All his staff would be back at work in the morning. His Chief Operating Officer would discover what he had done and would grill him. The financial services industry was very strictly regulated. There was no way any of his team could risk jail sentences by covering for him. Somehow, he had to replace that money and fast. Very fast.
He glanced in the mirror. In the glare of the street-lighting he saw Stacey’s smiling face. His son looking as if nothing had happened, now that he knew he was getting another iPhone.
Crisis over.
Crisis beginning.
The bus stopped and he slammed on the brakes, very nearly running into the back of it.

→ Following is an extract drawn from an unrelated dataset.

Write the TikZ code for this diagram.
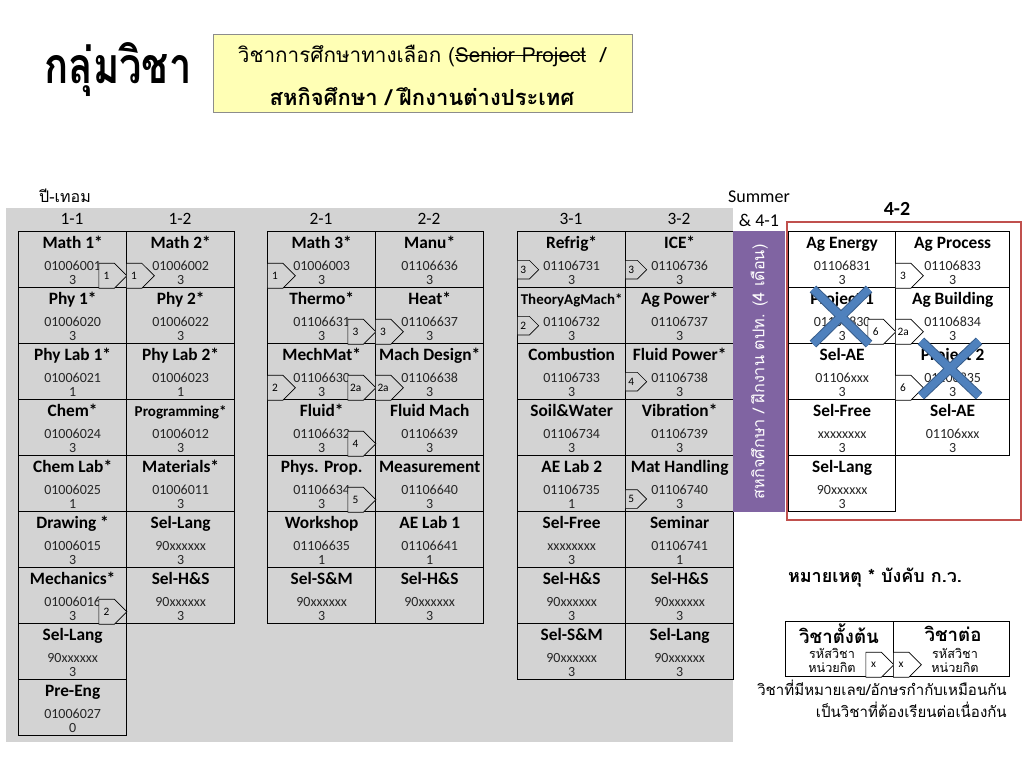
\documentclass[tikz,border=0pt]{standalone}
\usepackage{fontspec}
\setmainfont{Carlito}
\newfontfamily\thai[Script=Thai]{Loma}
\usetikzlibrary{shapes.symbols}
\newcommand\strikeit[1]{{\setbox0=\hbox{#1}\rlap{\rule[0.3em]{\wd0}{0.06em}}\box0}}
\definecolor{bggray}{RGB}{211,211,211}
\definecolor{purp}{RGB}{128,100,162}
\definecolor{redbox}{RGB}{192,80,77}
\definecolor{yel}{RGB}{255,255,181}
\definecolor{xblue}{RGB}{79,129,189}
\definecolor{xdark}{RGB}{56,93,138}
\tikzset{
 cellbox/.style={draw=black, line width=1pt, minimum height=42pt, inner sep=0pt, anchor=north west},
 ctitle/.style={font=\fontsize{13}{13}\selectfont\bfseries, inner sep=0pt, anchor=base},
 ccode/.style={font=\fontsize{10.5}{11}\selectfont, text=black!85, inner sep=0pt, anchor=base},
 tagbox/.style={signal, signal to=east, draw=black, line width=0.5pt, fill=bggray,
   font=\fontsize{8.5}{9}\selectfont, inner sep=0pt, minimum height=18.75pt, minimum width=21pt},
 tagsmall/.style={tagbox, minimum height=14pt, minimum width=16pt},
 hdr/.style={font=\fontsize{13}{13}\selectfont, inner sep=0pt},
 xcrossa/.style={xdark, line width=7pt},
 xcrossb/.style={xblue, line width=5.5pt},
}
\newcommand\course[7][81pt]{%
 \node[cellbox, minimum width=#1] (#2) at (#3,#4) {};
 \node[ctitle] (#2-t) at ([yshift=-12.75pt]#2.north) {#5};
 \node[ccode] (#2-c) at ([yshift=-29.25pt]#2.north) {#6};
 \node[ccode] (#2-k) at ([yshift=-39.75pt]#2.north) {#7};
}
\begin{document}
\begin{tikzpicture}[x=0.75pt,y=-0.75pt]
\useasboundingbox (0,0) rectangle (1024,768);
\fill[white] (0,0) rectangle (1024,768);
% title
\node[font=\thai\fontsize{30}{30}\selectfont\bfseries, inner sep=0pt] (title) at (118,70) {\scalebox{1}[1.25]{กลุ่มวิชา}};
\node[draw=black!45, fill=yel, line width=0.6pt, minimum width=314.25pt, minimum height=58.5pt, anchor=north west, inner sep=0pt] (ybox) at (213,34) {};
\node[font=\thai\fontsize{15.5}{16}\selectfont, inner sep=0pt] (yl1) at (422,56) {วิชาการศึกษาทางเลือก (\strikeit{Senior Project}~~/};
\node[font=\thai\fontsize{16.5}{17}\selectfont\bfseries, inner sep=0pt] (yl2) at (422,97) {สหกิจศึกษา / ฝึกงานต่างประเทศ};
% labels
\node[font=\thai\fontsize{12}{12}\selectfont, inner sep=0pt] (pt) at (65,196) {ปี-เทอม};
\fill[bggray] (6,208) rectangle (733,742);
\node[hdr] (h11) at (72,219) {1-1};
\node[hdr] (h12) at (180,219) {1-2};
\node[hdr] (h21) at (321,219) {2-1};
\node[hdr] (h22) at (429,219) {2-2};
\node[hdr] (h31) at (571,219) {3-1};
\node[hdr] (h32) at (679,219) {3-2};
\node[hdr, font=\fontsize{13.5}{14}\selectfont] (hs1) at (759,197) {Summer};
\node[hdr, font=\fontsize{13.5}{14}\selectfont] (hs2) at (759,220) {\& 4-1};
\node[font=\fontsize{15}{15}\selectfont\bfseries, inner sep=0pt] (h42) at (897,209) {4-2};
% year 1
\course{a1}{18}{231}{Math 1*}{01006001}{3}
\course{a2}{18}{287}{Phy 1*}{01006020}{3}
\course{a3}{18}{343}{Phy Lab 1*}{01006021}{1}
\course{a4}{18}{399}{Chem*}{01006024}{3}
\course{a5}{18}{455}{Chem Lab*}{01006025}{1}
\course{a6}{18}{511}{Drawing *}{01006015}{3}
\course{a7}{18}{567}{Mechanics*}{01006016}{3}
\course{a8}{18}{623}{Sel-Lang}{90xxxxxx}{3}
\course{a9}{18}{679}{Pre-Eng}{01006027}{0}
\course{b1}{126}{231}{Math 2*}{01006002}{3}
\course{b2}{126}{287}{Phy 2*}{01006022}{3}
\course{b3}{126}{343}{Phy Lab 2*}{01006023}{1}
\course{b4}{126}{399}{{\fontsize{11.3}{11}\selectfont Programming*}}{01006012}{3}
\course{b5}{126}{455}{Materials*}{01006011}{3}
\course{b6}{126}{511}{Sel-Lang}{90xxxxxx}{3}
\course{b7}{126}{567}{Sel-H\&S}{90xxxxxx}{3}
% year 2
\course{c1}{267}{231}{Math 3*}{01006003}{3}
\course{c2}{267}{287}{Thermo*}{01106631}{3}
\course{c3}{267}{343}{MechMat*}{01106630}{3}
\course{c4}{267}{399}{Fluid*}{01106632}{3}
\course{c5}{267}{455}{Phys. Prop.}{01106634}{3}
\course{c6}{267}{511}{Workshop}{01106635}{1}
\course{c7}{267}{567}{Sel-S\&M}{90xxxxxx}{3}
\course{d1}{375}{231}{Manu*}{01106636}{3}
\course{d2}{375}{287}{Heat*}{01106637}{3}
\course{d3}{375}{343}{Mach Design*}{01106638}{3}
\course{d4}{375}{399}{Fluid Mach}{01106639}{3}
\course{d5}{375}{455}{Measurement}{01106640}{3}
\course{d6}{375}{511}{AE Lab 1}{01106641}{1}
\course{d7}{375}{567}{Sel-H\&S}{90xxxxxx}{3}
% year 3
\course{e1}{517}{231}{Refrig*}{01106731}{3}
\course{e2}{517}{287}{{\fontsize{11.2}{11}\selectfont TheoryAgMach*}}{01106732}{3}
\course{e3}{517}{343}{Combustion}{01106733}{3}
\course{e4}{517}{399}{Soil\&Water}{01106734}{3}
\course{e5}{517}{455}{AE Lab 2}{01106735}{1}
\course{e6}{517}{511}{Sel-Free}{xxxxxxxx}{3}
\course{e7}{517}{567}{Sel-H\&S}{90xxxxxx}{3}
\course{e8}{517}{623}{Sel-S\&M}{90xxxxxx}{3}
\course{f1}{625}{231}{ICE*}{01106736}{3}
\course{f2}{625}{287}{Ag Power*}{01106737}{3}
\course{f3}{625}{343}{Fluid Power*}{01106738}{3}
\course{f4}{625}{399}{Vibration*}{01106739}{3}
\course{f5}{625}{455}{Mat Handling}{01106740}{3}
\course{f6}{625}{511}{Seminar}{01106741}{1}
\course{f7}{625}{567}{Sel-H\&S}{90xxxxxx}{3}
\course{f8}{625}{623}{Sel-Lang}{90xxxxxx}{3}
% summer bar
\node[fill=purp, minimum width=39pt, minimum height=210.75pt, anchor=north west, inner sep=0pt] (coop) at (733,231) {};
\node[rotate=90, text=white, font=\thai\fontsize{12.2}{12}\selectfont, inner sep=0pt] (coopt) at (coop.center) {สหกิจศึกษา / ฝึกงาน ตปท. (4 เดือน)};
% year 4
\draw[redbox, line width=2pt] (787,222) rectangle (1021,520);
\course[80.25pt]{g1}{788}{231}{Ag Energy}{01106831}{3}
\course[80.25pt]{g2}{788}{287}{Project 1}{01106830}{3}
\course[80.25pt]{g3}{788}{343}{Sel-AE}{01106xxx}{3}
\course[80.25pt]{g4}{788}{399}{Sel-Free}{xxxxxxxx}{3}
\course[80.25pt]{g5}{788}{455}{Sel-Lang}{90xxxxxx}{3}
\course[85.5pt]{h1}{895}{231}{Ag Process}{01106833}{3}
\course[85.5pt]{h2}{895}{287}{Ag Building}{01106834}{3}
\course[85.5pt]{h3}{895}{343}{Project 2}{01106835}{3}
\course[85.5pt]{h4}{895}{399}{Sel-AE}{01106xxx}{3}
% tags
\node[tagbox, anchor=east] (ta1) at ([yshift=9.4pt]a1.south east) {1\hspace{6pt}};
\node[tagbox, anchor=west] (tb1) at ([yshift=9.4pt]b1.south west) {1\hspace{6pt}};
\node[tagbox, anchor=east] (ta7) at ([yshift=9.4pt]a7.south east) {2\hspace{6pt}};
\node[tagbox, anchor=west] (tc1) at ([yshift=9.4pt]c1.south west) {1\hspace{6pt}};
\node[tagbox, anchor=east] (tc2) at ([yshift=9.4pt]c2.south east) {3\hspace{6pt}};
\node[tagbox, anchor=west] (td2) at ([yshift=9.4pt]d2.south west) {3\hspace{6pt}};
\node[tagbox, anchor=west] (tc3i) at ([yshift=9.4pt]c3.south west) {2\hspace{6pt}};
\node[tagbox, anchor=east] (tc3o) at ([yshift=9.4pt]c3.south east) {2a\hspace{4pt}};
\node[tagbox, anchor=west] (td3) at ([yshift=9.4pt]d3.south west) {2a\hspace{4pt}};
\node[tagbox, anchor=east] (tc4) at ([yshift=9.4pt]c4.south east) {4\hspace{6pt}};
\node[tagbox, anchor=east] (tc5) at ([yshift=9.4pt]c5.south east) {5\hspace{6pt}};
\node[tagsmall, anchor=west] (te1) at ([yshift=14pt]e1.south west) {3\hspace{5pt}};
\node[tagsmall, anchor=west] (tf1) at ([yshift=14pt]f1.south west) {3\hspace{5pt}};
\node[tagsmall, anchor=west] (te2) at ([yshift=14pt]e2.south west) {2\hspace{5pt}};
\node[tagsmall, anchor=west] (tf3) at ([yshift=14pt]f3.south west) {4\hspace{5pt}};
\node[tagsmall, anchor=west] (tf5) at ([yshift=10pt]f5.south west) {5\hspace{5pt}};
\node[tagbox, fill=white, anchor=west] (th1) at ([yshift=9.4pt]h1.south west) {3\hspace{6pt}};
\node[tagbox, fill=white, anchor=east] (tg2) at ([yshift=9.4pt]g2.south east) {6\hspace{6pt}};
\node[tagbox, fill=white, anchor=west] (th2) at ([yshift=9.4pt]h2.south west) {2a\hspace{4pt}};
\node[tagbox, fill=white, anchor=west] (th3) at ([yshift=9.4pt]h3.south west) {6\hspace{6pt}};
% crosses
\draw[xcrossa] (813,289) -- (869,344) (869,289) -- (813,344);
\draw[xcrossb] (813,289) -- (869,344) (869,289) -- (813,344);
\draw[xcrossa] (921,341) -- (979,396) (979,341) -- (921,396);
\draw[xcrossb] (921,341) -- (979,396) (979,341) -- (921,396);
% legend
\node[font=\thai\fontsize{13.5}{14}\selectfont\bfseries, inner sep=0pt] (note) at (875,578) {หมายเหตุ * บังคับ ก.ว.};
\node[cellbox, minimum width=81pt, minimum height=41.25pt] (lg1) at (785,621) {};
\node[cellbox, minimum width=87pt, minimum height=41.25pt] (lg2) at (893,621) {};
\node[font=\thai\fontsize{14}{14}\selectfont\bfseries, inner sep=0pt] (lg1t) at (839,634) {วิชาตั้งต้น};
\node[font=\thai\fontsize{9.5}{10}\selectfont, inner sep=0pt] (lg1c) at (832,653) {รหัสวิชา};
\node[font=\thai\fontsize{9.5}{10}\selectfont, inner sep=0pt] (lg1k) at (832,667) {หน่วยกิต};
\node[font=\thai\fontsize{14}{14}\selectfont\bfseries, inner sep=0pt] (lg2t) at (953,634) {วิชาต่อ};
\node[font=\thai\fontsize{9.5}{10}\selectfont, inner sep=0pt] (lg2c) at (955,653) {รหัสวิชา};
\node[font=\thai\fontsize{9.5}{10}\selectfont, inner sep=0pt] (lg2k) at (955,667) {หน่วยกิต};
\node[tagbox, fill=white, anchor=east] (tlg1) at ([yshift=9.4pt]lg1.south east) {x\hspace{6pt}};
\node[tagbox, fill=white, anchor=west] (tlg2) at ([yshift=9.4pt]lg2.south west) {x\hspace{6pt}};
\node[font=\thai\fontsize{11.3}{11}\selectfont, inner sep=0pt, anchor=east] (n1) at (1007,688) {วิชาที่มีหมายเลข/อักษรกำกับเหมือนกัน};
\node[font=\thai\fontsize{11.3}{11}\selectfont, inner sep=0pt, anchor=east] (n2) at (1007,710) {เป็นวิชาที่ต้องเรียนต่อเนื่องกัน};
\end{tikzpicture}
\end{document}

‘Kipp!’ Stacey reprimanded.
115
Sunday 13 August
22.00–23.00
Roy Grace arrived home at 10.30 p.m. As he climbed out of his car, nearly on his knees with exhaustion, a text appeared on his job phone.
It was from Cassian Pewe.
I want you in my office at 9am witho
ut fail, Roy.
He stood, staring at it, thinking about something he had read in a management training course he had been on, some years back. Too often in organizations, sooner or later incompetent people fail upwards.
He was so tempted to text that to the ACC. Instead he sent a terse, one-word reply.
Fine.
It might have been nice if his boss had said a thank you for what he had done today – even just a tiny one. But it seemed Cassian Pewe had been born with the ability to give praise missing from his DNA.
Humphrey barked as Roy walked in the pitch-darkness from the car towards the house. The security light came on. He unlocked the front door and patted the excited dog, then went through to the living room. Cleo, looking as drained as he felt, was on the sofa, a glass of white wine on the coffee table in front of her, watching the news. Her face lit up as she saw him. ‘You’re back! What happened? I just saw on the news that the boy – Mungo Brown – is safe.’
He kissed her. ‘Yep, he is. He was an idiot and it could have had a very different outcome. How was your day?’
‘About as good as a day spent doing postmortems with Frazer Theobald is ever going to get. And we start again at 8 a.m.’
‘How’s your back been today?’
Cleo’s back had not been right since her pregnancy with Noah, made worse by the lifting injury a few months ago. The mortuary had invested a substantial sum of money with a Sussex firm, Posturite, for an ergonomic chair and workstation area to help her, as well as a specially supportive chair for her at home.
‘It’s been OK, thanks, I’m seeing the chiropractor again on Tuesday. Next time we get a forty-stone whopper to lay out, I’m hiring a fork-lift truck.’
He grinned.
‘How about you – how are you feeling?’
‘I’ve a meeting with my good buddy Cassian at 9 a.m. Followed by a briefing from DS Sally Medlock on a gang of particularly nasty romance fraudsters – she needs Major Crime to help catch them.’
‘I thought you might be occupied. I’ve got Kaitlynn here all day tomorrow from 7 a.m.’